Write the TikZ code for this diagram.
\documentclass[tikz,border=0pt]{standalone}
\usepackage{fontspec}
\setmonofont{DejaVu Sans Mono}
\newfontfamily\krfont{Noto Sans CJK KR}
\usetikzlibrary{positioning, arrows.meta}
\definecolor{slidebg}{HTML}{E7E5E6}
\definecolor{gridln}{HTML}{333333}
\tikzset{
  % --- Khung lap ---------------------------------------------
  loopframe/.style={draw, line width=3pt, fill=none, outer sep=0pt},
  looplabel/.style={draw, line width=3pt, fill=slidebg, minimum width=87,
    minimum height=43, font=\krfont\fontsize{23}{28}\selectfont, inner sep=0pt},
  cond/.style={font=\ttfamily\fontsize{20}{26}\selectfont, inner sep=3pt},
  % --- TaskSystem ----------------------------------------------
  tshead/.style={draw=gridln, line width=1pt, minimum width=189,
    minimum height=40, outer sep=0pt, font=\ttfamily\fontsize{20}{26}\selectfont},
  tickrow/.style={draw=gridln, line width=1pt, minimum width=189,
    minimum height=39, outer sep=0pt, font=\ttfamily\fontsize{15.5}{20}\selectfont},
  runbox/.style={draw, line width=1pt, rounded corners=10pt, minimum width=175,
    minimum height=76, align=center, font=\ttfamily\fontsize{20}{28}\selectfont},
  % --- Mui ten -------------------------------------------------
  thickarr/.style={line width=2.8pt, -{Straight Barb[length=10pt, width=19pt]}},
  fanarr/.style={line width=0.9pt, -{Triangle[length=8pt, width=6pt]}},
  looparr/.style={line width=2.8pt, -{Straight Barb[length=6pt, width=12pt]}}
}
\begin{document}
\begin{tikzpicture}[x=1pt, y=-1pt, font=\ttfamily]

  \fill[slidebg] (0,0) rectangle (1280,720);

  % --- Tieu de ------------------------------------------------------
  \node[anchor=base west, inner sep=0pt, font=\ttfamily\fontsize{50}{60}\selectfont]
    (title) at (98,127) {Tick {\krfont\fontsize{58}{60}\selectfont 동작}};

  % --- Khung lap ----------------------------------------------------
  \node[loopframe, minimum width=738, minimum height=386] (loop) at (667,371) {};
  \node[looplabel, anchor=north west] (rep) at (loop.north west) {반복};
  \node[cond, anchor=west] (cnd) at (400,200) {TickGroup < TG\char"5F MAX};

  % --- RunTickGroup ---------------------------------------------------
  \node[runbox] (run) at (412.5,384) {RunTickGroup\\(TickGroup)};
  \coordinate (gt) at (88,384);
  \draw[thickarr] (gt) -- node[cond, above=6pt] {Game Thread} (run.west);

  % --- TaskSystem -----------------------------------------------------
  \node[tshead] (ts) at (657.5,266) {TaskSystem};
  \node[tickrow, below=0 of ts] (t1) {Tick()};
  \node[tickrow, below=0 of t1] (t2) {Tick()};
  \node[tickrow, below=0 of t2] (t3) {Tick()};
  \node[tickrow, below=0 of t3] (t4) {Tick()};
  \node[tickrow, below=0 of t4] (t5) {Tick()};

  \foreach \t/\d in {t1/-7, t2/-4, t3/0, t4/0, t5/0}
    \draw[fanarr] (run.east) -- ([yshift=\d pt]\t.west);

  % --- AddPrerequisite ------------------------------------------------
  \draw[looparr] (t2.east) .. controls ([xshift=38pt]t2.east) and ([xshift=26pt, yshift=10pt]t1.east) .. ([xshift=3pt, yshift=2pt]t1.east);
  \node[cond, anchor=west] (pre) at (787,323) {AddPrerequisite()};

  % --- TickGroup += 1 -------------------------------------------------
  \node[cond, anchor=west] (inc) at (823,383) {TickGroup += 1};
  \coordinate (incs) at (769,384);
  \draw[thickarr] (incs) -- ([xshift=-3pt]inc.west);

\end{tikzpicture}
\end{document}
|---|
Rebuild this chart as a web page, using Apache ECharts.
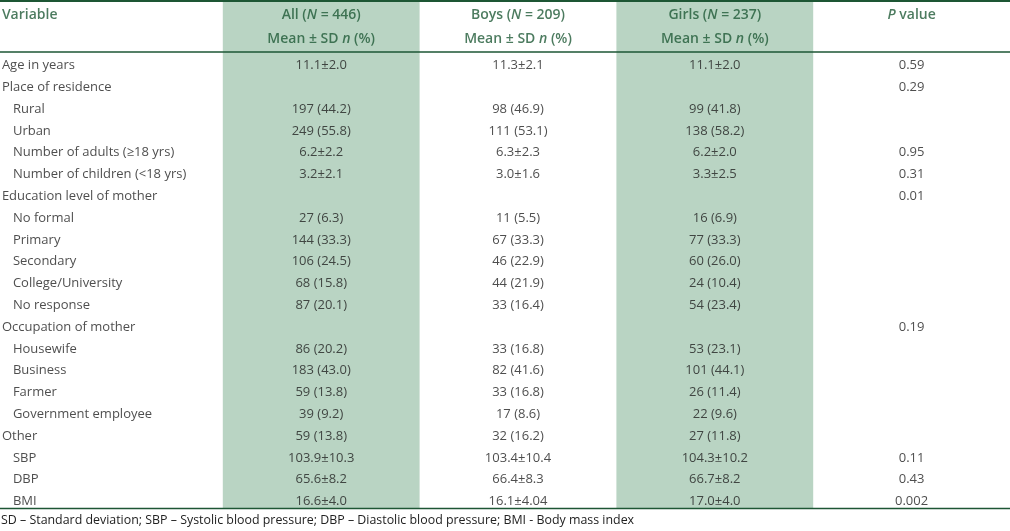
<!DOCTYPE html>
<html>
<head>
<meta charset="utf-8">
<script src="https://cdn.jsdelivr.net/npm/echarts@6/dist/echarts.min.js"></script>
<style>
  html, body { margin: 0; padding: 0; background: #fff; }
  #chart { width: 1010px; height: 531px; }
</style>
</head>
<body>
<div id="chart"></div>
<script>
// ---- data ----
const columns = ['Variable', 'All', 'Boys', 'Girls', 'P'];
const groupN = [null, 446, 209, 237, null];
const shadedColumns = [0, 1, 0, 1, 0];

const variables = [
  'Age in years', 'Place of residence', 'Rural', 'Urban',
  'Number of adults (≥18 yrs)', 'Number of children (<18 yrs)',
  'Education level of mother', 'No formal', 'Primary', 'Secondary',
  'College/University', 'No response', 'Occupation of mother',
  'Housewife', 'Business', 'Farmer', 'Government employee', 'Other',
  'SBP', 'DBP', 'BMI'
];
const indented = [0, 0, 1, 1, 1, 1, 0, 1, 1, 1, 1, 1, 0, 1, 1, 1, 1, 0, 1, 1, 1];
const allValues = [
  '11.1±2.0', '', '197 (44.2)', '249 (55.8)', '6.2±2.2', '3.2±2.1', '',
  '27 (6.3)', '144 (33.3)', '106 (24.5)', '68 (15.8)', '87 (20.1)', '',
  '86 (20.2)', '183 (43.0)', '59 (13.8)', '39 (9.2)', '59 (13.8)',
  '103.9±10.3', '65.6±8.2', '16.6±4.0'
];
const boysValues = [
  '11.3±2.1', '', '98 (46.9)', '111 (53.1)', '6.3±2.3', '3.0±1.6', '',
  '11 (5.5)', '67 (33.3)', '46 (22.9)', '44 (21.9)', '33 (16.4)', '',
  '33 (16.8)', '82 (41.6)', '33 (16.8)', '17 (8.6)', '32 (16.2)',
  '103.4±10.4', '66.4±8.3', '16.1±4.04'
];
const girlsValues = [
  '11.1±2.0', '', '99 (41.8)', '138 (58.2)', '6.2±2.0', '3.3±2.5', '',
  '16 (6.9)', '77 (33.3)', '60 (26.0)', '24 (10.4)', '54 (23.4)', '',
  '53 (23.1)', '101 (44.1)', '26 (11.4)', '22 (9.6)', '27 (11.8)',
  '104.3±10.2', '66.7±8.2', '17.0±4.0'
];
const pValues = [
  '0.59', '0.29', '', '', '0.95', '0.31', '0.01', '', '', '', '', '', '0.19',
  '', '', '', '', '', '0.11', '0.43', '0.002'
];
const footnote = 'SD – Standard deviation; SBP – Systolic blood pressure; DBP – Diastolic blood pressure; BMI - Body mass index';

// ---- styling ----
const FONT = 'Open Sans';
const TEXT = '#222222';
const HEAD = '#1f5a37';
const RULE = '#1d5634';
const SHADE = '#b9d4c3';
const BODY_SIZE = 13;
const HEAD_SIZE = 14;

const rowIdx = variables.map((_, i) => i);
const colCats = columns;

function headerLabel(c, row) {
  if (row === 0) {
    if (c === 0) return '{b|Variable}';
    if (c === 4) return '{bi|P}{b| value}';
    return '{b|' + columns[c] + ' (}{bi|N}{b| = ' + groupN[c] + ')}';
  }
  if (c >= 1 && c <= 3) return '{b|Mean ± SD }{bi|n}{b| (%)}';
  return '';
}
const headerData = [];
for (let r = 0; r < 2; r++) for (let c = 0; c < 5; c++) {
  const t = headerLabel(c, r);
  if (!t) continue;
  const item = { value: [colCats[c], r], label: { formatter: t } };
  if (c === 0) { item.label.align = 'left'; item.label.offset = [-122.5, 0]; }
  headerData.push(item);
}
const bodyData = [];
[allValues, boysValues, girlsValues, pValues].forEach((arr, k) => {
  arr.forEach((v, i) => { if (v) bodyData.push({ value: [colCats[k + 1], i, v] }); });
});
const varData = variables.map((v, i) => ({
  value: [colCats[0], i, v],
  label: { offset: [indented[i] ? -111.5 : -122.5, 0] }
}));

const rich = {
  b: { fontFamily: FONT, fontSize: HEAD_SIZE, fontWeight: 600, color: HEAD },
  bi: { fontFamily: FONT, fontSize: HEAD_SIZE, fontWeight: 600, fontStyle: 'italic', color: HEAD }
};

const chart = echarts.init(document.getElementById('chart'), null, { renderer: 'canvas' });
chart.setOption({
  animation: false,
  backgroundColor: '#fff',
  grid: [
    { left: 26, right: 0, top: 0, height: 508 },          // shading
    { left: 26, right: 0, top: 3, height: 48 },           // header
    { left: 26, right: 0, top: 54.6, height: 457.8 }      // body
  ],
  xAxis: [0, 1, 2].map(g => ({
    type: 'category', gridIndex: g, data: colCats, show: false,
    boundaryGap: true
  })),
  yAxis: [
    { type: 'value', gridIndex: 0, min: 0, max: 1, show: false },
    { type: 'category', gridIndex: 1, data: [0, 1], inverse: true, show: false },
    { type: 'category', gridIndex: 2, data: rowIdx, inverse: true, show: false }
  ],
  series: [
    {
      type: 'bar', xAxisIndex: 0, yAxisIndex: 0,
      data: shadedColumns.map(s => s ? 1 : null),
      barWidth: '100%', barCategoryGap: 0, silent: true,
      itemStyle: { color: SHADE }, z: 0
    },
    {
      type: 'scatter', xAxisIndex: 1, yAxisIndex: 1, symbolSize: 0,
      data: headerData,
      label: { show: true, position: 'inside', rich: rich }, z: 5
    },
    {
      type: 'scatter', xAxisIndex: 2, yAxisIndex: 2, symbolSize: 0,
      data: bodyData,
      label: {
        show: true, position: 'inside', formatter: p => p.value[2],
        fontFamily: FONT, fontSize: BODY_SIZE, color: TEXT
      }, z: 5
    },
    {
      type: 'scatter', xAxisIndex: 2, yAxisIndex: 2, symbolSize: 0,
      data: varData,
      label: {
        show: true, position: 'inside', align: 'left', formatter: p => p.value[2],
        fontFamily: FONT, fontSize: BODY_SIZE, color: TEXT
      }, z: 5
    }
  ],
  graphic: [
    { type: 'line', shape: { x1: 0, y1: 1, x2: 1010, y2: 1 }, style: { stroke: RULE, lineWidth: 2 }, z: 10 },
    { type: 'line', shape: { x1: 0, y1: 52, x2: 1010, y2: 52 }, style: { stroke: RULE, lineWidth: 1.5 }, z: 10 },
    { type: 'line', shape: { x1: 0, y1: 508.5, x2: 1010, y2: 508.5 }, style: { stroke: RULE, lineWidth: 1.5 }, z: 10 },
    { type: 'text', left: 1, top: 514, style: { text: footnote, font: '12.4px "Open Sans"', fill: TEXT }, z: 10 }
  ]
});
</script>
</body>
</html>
|---|
WORK TO DO |
Above are records; repeat only the lines from the line with "Rebuild this chart" through the line with "const shadedColumns = [0, 1, 0, 1, 0];", and leave pictures out.

PROBLEM SOLUTION |
Rebuild this chart as a web page, using Apache ECharts.
<!DOCTYPE html>
<html>
<head>
<meta charset="utf-8">
<script src="https://cdn.jsdelivr.net/npm/echarts@6/dist/echarts.min.js"></script>
<style>
  html, body { margin: 0; padding: 0; background: #fff; }
  #chart { width: 1010px; height: 531px; }
</style>
</head>
<body>
<div id="chart"></div>
<script>
// ---- data ----
const columns = ['Variable', 'All', 'Boys', 'Girls', 'P'];
const groupN = [null, 446, 209, 237, null];
const shadedColumns = [0, 1, 0, 1, 0];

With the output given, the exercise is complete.